Nie dodawane są płatki chili które ja dodałam.
Mi hummus z jogurtem nie smakuje, ale z dodatkiem płatków chili uwielbiam. Jedzą go także moje dzieci.
Dla poprawy konsystencji w trakcie blendowania dodaję odrobinę wody.
Ostrość suszonych płatków chilli nie jest dominująca. Doskonale współgra i podkreśla smak reszty składników. Hummus zyskuje orzechowo – sezamowo- pikantny smak. Uwielbiam go 😉
To co Was zapewne zdziwi, to fakt, iż w krajach arabskich, do przygotowywania hummusu nie używa się cieciorki suchej, a wyłącznie już gotowej z zalewy. Tam nikt ciecierzycy nie moczy i nie gotuje! Dla mnie był to szok.
To o czym jeszcze chcę Wam powiedzieć, to, że z hummusem jest jak z pesto. Żaden, absolutnie żaden kupny hummus (pesto także) nie równa się z tym przygotowanym w domu.

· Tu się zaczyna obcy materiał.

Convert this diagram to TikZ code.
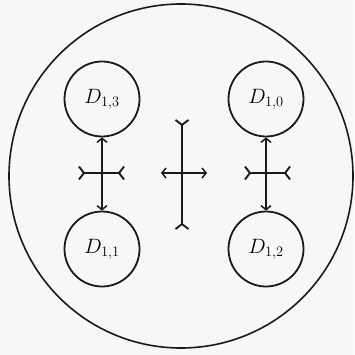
\documentclass[tikz,border=0pt]{standalone}
\usepackage{amsmath,amssymb}
\usepackage{tikz}
\usepackage{xcolor}
\usetikzlibrary{arrows.meta,positioning,calc}
\definecolor{ink}  {HTML}{1A1A1A}
\definecolor{paper}{HTML}{F7F7F7}
\tikzset{
  disk/.style   ={circle, draw=ink, line width=1.8pt, minimum size=75pt,
                  inner sep=0pt, font=\fontsize{21}{25}\selectfont},
  outer/.style  ={draw=ink, line width=1.6pt},
  link/.style   ={{Straight Barb[length=4pt,width=10pt]}-{Straight Barb[length=4pt,width=10pt]},
                  line width=1.5pt, color=ink},
  bar/.style    ={{Straight Barb[reversed,length=5pt,width=13pt]}-{Straight Barb[reversed,length=5pt,width=13pt]},
                  line width=1.9pt, color=ink},
}

\begin{document}
\begin{tikzpicture}[x=1pt,y=-1pt]
  \fill[paper] (0,0) rectangle (354,355);
  \useasboundingbox (0,0) rectangle (354,355);
  % enclosing circle
  \draw[outer] (181,176) circle[radius=172];
  % the four disks
  \node[disk] (d13) at (102,99)  {$D_{1,3}$};
  \node[disk] (d10) at (266,99)  {$D_{1,0}$};
  \node[disk] (d11) at (102,249) {$D_{1,1}$};
  \node[disk] (d12) at (266,249) {$D_{1,2}$};
  % free ends of the crossbars
  \coordinate (lw) at (78,173);  \coordinate (le) at (125,173);
  \coordinate (rw) at (244,173); \coordinate (re) at (291,173);
  \coordinate (cn) at (182,119); \coordinate (cs) at (182,230);
  \coordinate (cw) at (161,173); \coordinate (ce) at (207,173);
  % left pair
  \draw[link] (d13) -- (d11);
  \draw[bar]  (lw) -- (le);
  % right pair
  \draw[link] (d10) -- (d12);
  \draw[bar]  (rw) -- (re);
  % centre cross
  \draw[bar]  (cn) -- (cs);
  \draw[link] (cw) -- (ce);
\end{tikzpicture}
\end{document}
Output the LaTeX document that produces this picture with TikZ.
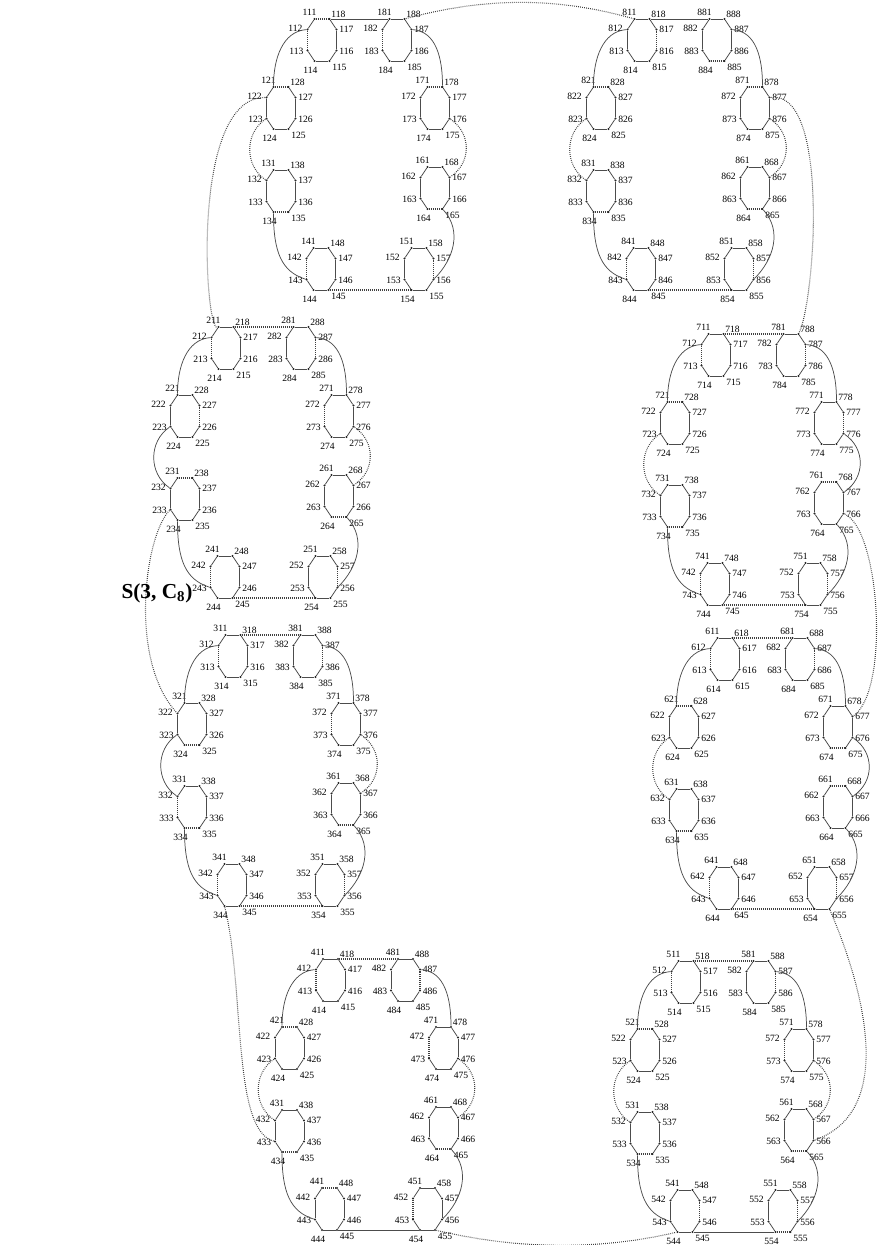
\documentclass[tikz,border=0pt]{standalone}
\usepackage{fontspec}
\setmainfont{Liberation Serif}
\tikzset{
  vtx/.style={circle,fill=black!85,inner sep=0pt,minimum size=1.7pt},
  lab/.style={inner sep=0pt,font=\fontsize{7.2}{7.2}\selectfont,text=black},
  Es/.style={draw=black!70,line width=0.55pt},
  Ed/.style={draw=black!75,line width=0.8pt,dash pattern=on 0.6pt off 0.9pt},
  ttl/.style={inner sep=0pt,font=\bfseries\fontsize{16}{16}\selectfont},
}
% vertices and labels of one cluster: #1 cluster digit, #2 #3 offset (px)
\newcommand\mkcluster[3]{%
  \foreach \o/\tx/\ty in {1/322/40,8/397/40,2/281/108,7/435/108,3/281/191,6/435/188,4/321/269,5/419/269}{%
    \foreach \k/\vx/\vy/\lx/\ly in {1/-7.5/-21/-5/-7,8/7.5/-21/9/-5,2/-14.5/-10.5/-12/-1,7/14.5/-10.5/10/0,3/-14.5/10.5/-11/1,6/14.5/10.5/10/1,4/-7.5/21/-4/9,5/7.5/21/10/6}{%
      \node[vtx] (v#1\o\k) at ({#2+\tx+\vx},{#3+\ty+\vy}) {};
      \node[lab] (l#1\o\k) at ({#2+\tx+\vx+\lx},{#3+\ty+\vy+\ly}) {#1\o\k};
    }}}
% edges of one octagon: #1 cluster, #2 octagon, #3 styles of 1-8,1-2,2-3,...,7-8
\newcommand\octedges[3]{%
  \foreach \s [count=\i] in {#3}{%
    \ifnum\i=1 \def\vA{1}\def\vB{8}\else\pgfmathtruncatemacro\vA{\i-1}\edef\vB{\i}\fi
    \draw[E\s] (v#1#2\vA) -- (v#1#2\vB);
  }}
% edges between octagons of one cluster
\newcommand\clusteredges[9]{%
  \draw[E#2] (v#118) -- (v#181);
  \draw[E#3] (v#112) .. controls +(-25,2) and +(0,-28) .. (v#121);
  \draw[E#4] (v#187) .. controls +(25,2) and +(0,-28) .. (v#178);
  \draw[E#5] (v#123) .. controls +(-22,15) and +(-22,-15) .. (v#132);
  \draw[E#6] (v#176) .. controls +(22,15) and +(22,-15) .. (v#167);
  \draw[E#7] (v#134) .. controls +(0,40) and +(-25,-8) .. (v#143);
  \draw[E#8] (v#165) .. controls +(20,22) and +(20,-20) .. (v#156);
  \draw[E#9] (v#145) -- (v#154);
}
\begin{document}
\begin{tikzpicture}[x=0.75pt,y=-0.75pt]
\fill[white] (0,0) rectangle (888,1245);
\useasboundingbox (0,0) rectangle (888,1245);

\mkcluster{1}{0}{0}
\mkcluster{2}{-96}{308}
\mkcluster{3}{-89}{616}
\mkcluster{4}{8.5}{940}
\mkcluster{5}{364}{942}
\mkcluster{6}{403}{619}
\mkcluster{7}{394}{315}
\mkcluster{8}{320}{0}

% cluster 1
\octedges{1}{1}{d,s,d,s,s,s,s,s}
\octedges{1}{8}{s,s,d,s,s,s,s,s}
\octedges{1}{2}{d,s,s,s,s,s,s,s}
\octedges{1}{7}{d,s,s,s,s,s,s,s}
\octedges{1}{3}{s,s,s,s,d,s,s,s}
\octedges{1}{6}{s,s,s,s,d,s,s,s}
\octedges{1}{4}{s,s,d,s,s,s,s,s}
\octedges{1}{5}{s,s,s,s,s,s,d,s}
\clusteredges{1}{s}{s}{s}{d}{d}{s}{s}{d}
% cluster 2
\octedges{2}{1}{s,s,d,s,s,s,s,s}
\octedges{2}{8}{s,s,s,s,s,s,d,s}
\octedges{2}{2}{s,s,s,s,s,s,d,s}
\octedges{2}{7}{s,s,d,s,s,s,s,s}
\octedges{2}{3}{d,s,s,s,s,s,s,s}
\octedges{2}{6}{s,s,s,s,d,s,s,s}
\octedges{2}{4}{s,s,d,s,s,s,s,s}
\octedges{2}{5}{s,s,s,s,s,s,d,s}
\clusteredges{2}{d}{s}{s}{s}{d}{s}{s}{d}
% cluster 3
\octedges{3}{1}{s,s,d,s,s,s,s,s}
\octedges{3}{8}{s,s,s,s,s,s,d,s}
\octedges{3}{2}{s,s,s,s,d,s,s,s}
\octedges{3}{7}{s,s,d,s,s,s,s,s}
\octedges{3}{3}{s,s,d,s,d,s,s,s}
\octedges{3}{6}{s,s,s,s,d,s,s,s}
\octedges{3}{4}{s,s,d,s,s,s,s,s}
\octedges{3}{5}{s,s,s,s,s,s,d,s}
\clusteredges{3}{d}{s}{s}{s}{d}{s}{s}{d}
% cluster 4
\octedges{4}{1}{s,s,d,s,s,s,s,s}
\octedges{4}{8}{s,s,s,s,s,s,d,s}
\octedges{4}{2}{d,s,s,s,s,s,s,s}
\octedges{4}{7}{s,s,d,s,s,s,s,s}
\octedges{4}{3}{s,s,s,s,d,s,s,s}
\octedges{4}{6}{s,s,s,s,d,s,s,s}
\octedges{4}{4}{d,s,s,s,s,s,s,s}
\octedges{4}{5}{s,s,d,s,s,s,s,s}
\clusteredges{4}{d}{s}{s}{d}{d}{s}{s}{s}
% cluster 5
\octedges{5}{1}{s,s,d,s,s,s,s,s}
\octedges{5}{8}{s,s,s,s,s,s,d,s}
\octedges{5}{2}{d,s,s,s,s,s,s,s}
\octedges{5}{7}{s,s,d,s,s,s,s,s}
\octedges{5}{3}{s,s,s,s,d,s,s,s}
\octedges{5}{6}{s,s,s,s,d,s,s,s}
\octedges{5}{4}{s,s,s,s,s,s,d,s}
\octedges{5}{5}{s,s,s,s,d,s,d,s}
\clusteredges{5}{d}{s}{s}{d}{d}{s}{s}{s}
% cluster 6
\octedges{6}{1}{s,s,d,s,s,s,s,s}
\octedges{6}{8}{s,s,s,s,s,s,d,s}
\octedges{6}{2}{d,s,s,s,s,s,s,s}
\octedges{6}{7}{s,s,s,s,d,s,s,s}
\octedges{6}{3}{s,s,s,s,d,s,s,s}
\octedges{6}{6}{d,s,s,s,s,s,s,s}
\octedges{6}{4}{s,s,d,s,s,s,s,s}
\octedges{6}{5}{s,s,s,s,s,s,d,s}
\clusteredges{6}{d}{s}{s}{d}{s}{s}{s}{d}
% cluster 7
\octedges{7}{1}{s,s,d,s,s,s,s,s}
\octedges{7}{8}{s,s,s,s,s,s,d,s}
\octedges{7}{2}{d,s,s,s,s,s,s,s}
\octedges{7}{7}{s,s,s,s,s,s,d,s}
\octedges{7}{3}{s,s,s,s,d,s,s,s}
\octedges{7}{6}{d,s,s,s,s,s,s,s}
\octedges{7}{4}{s,s,d,s,s,s,s,s}
\octedges{7}{5}{s,s,s,s,s,s,d,s}
\clusteredges{7}{d}{s}{s}{d}{s}{s}{s}{d}
% cluster 8
\octedges{8}{1}{s,s,s,s,s,s,d,s}
\octedges{8}{8}{s,s,s,s,d,s,s,s}
\octedges{8}{2}{d,s,s,s,s,s,s,s}
\octedges{8}{7}{d,s,s,s,s,s,s,s}
\octedges{8}{3}{s,s,s,s,d,s,s,s}
\octedges{8}{6}{s,s,s,s,d,s,s,s}
\octedges{8}{4}{s,s,d,s,s,s,s,s}
\octedges{8}{5}{s,s,s,s,s,s,d,s}
\clusteredges{8}{s}{s}{s}{d}{d}{s}{s}{d}

% edges between clusters
\draw[Ed] (v188) .. controls (490,-4) and (560,-2) .. (v811);
\draw[Ed] (v122) .. controls (190,97) and (205,330) .. (v211);
\draw[Ed] (v233) .. controls (145,535) and (128,660) .. (v322);
\draw[Ed] (v344) .. controls (245,990) and (232,1130) .. (v433);
\draw[Ed] (v455) .. controls (520,1250) and (600,1250) .. (v544);
\draw[Ed] (v655) .. controls (860,980) and (900,1110) .. (v566);
\draw[Ed] (v766) .. controls (880,530) and (890,690) .. (v677);
\draw[Ed] (v877) .. controls (830,90) and (815,300) .. (v788);

\node[ttl] (title) at (157,593) {S(3, C\textsubscript{8})};
\end{tikzpicture}
\end{document}
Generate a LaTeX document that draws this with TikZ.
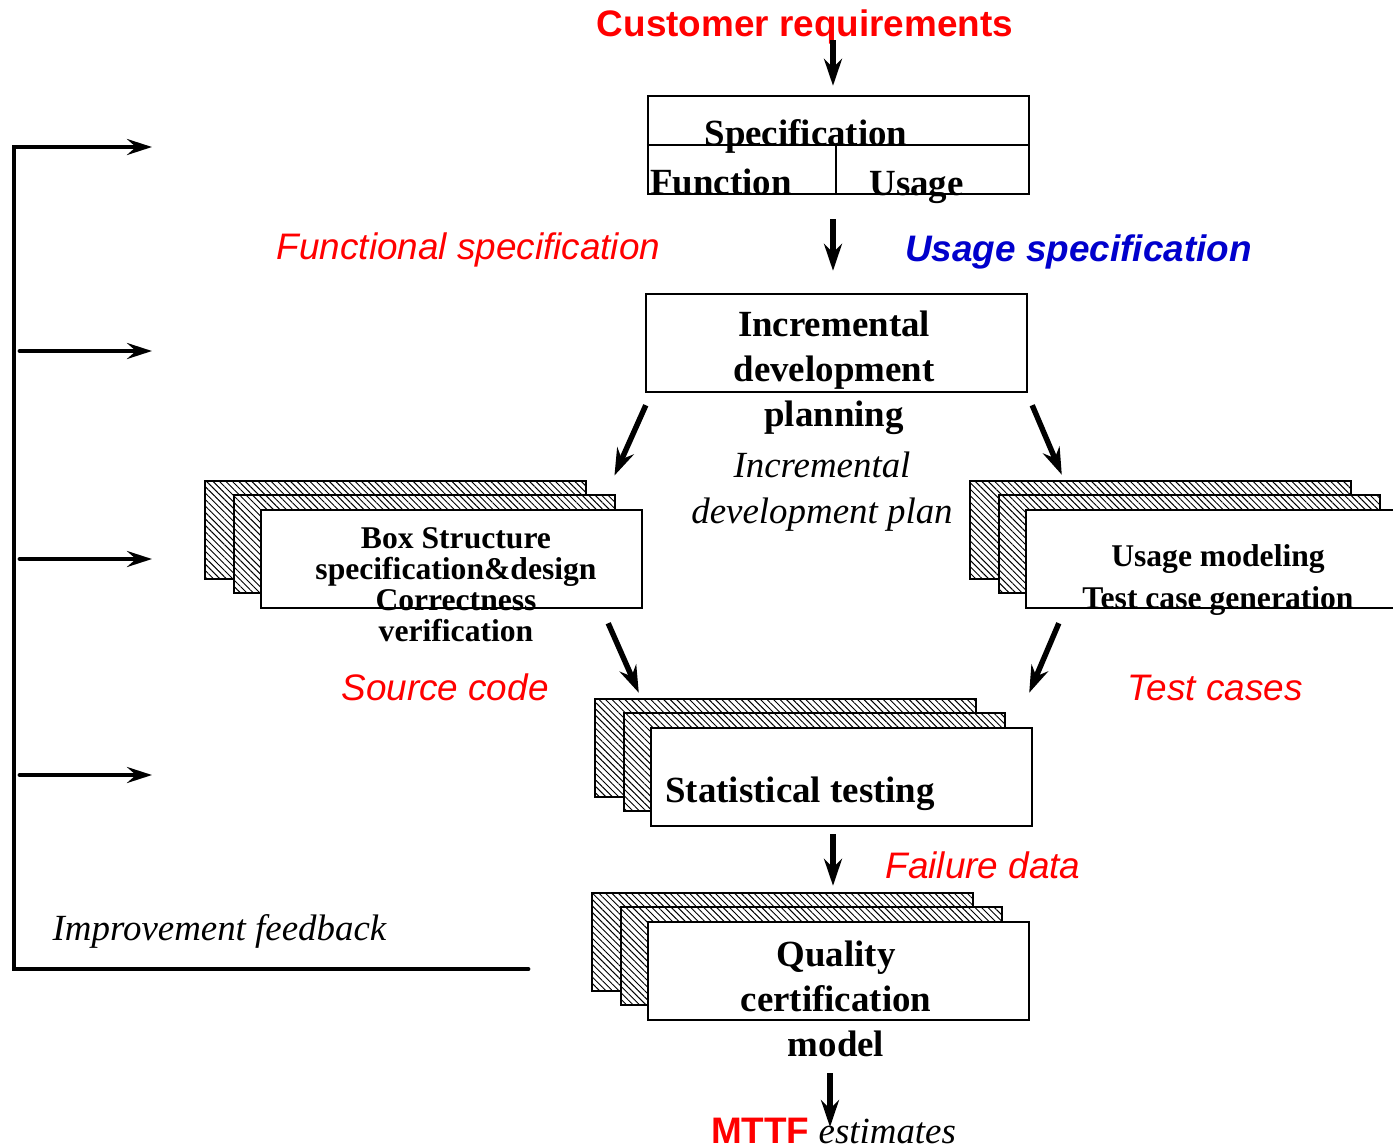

To kompletnie inna bajka.
Z poniższego przepisu wychodzi taka wielka miska hummus. Nam starcza na tydzień.
Składniki:
- 500 gramów cieciorki z puszki (2 puszki)
- 6 łyżek tahini
- 7 łyżek oliwy z oliwe extra virgin
- 2 ząbki czosnku
- pół łyżeczki kuminu
- sól (płaska łyżeczka)
- 2 łyżki zimnej wody
- 3 łyżki oliwy z oliwek do dekoracji
- pół łyżeczki suszonych płatków chili
Sposób przygotowania:
- Odsączoną z zalewy cieciorkę wkładamy do naczynia do blendowania. Dodajemy pastę tahini, oliwę, przeciśnięty przez praskę czosnek, kumin, wodę, sól, oraz 3/4 płatków chili. Blendujemy na gładką masę.
Osobom mającym TM, polecam wykorzystanie tego urządzenia. - Gotowy hummus przekładamy do docelowego naczynia. Polewamy oliwą, posypujemy płatkami chili.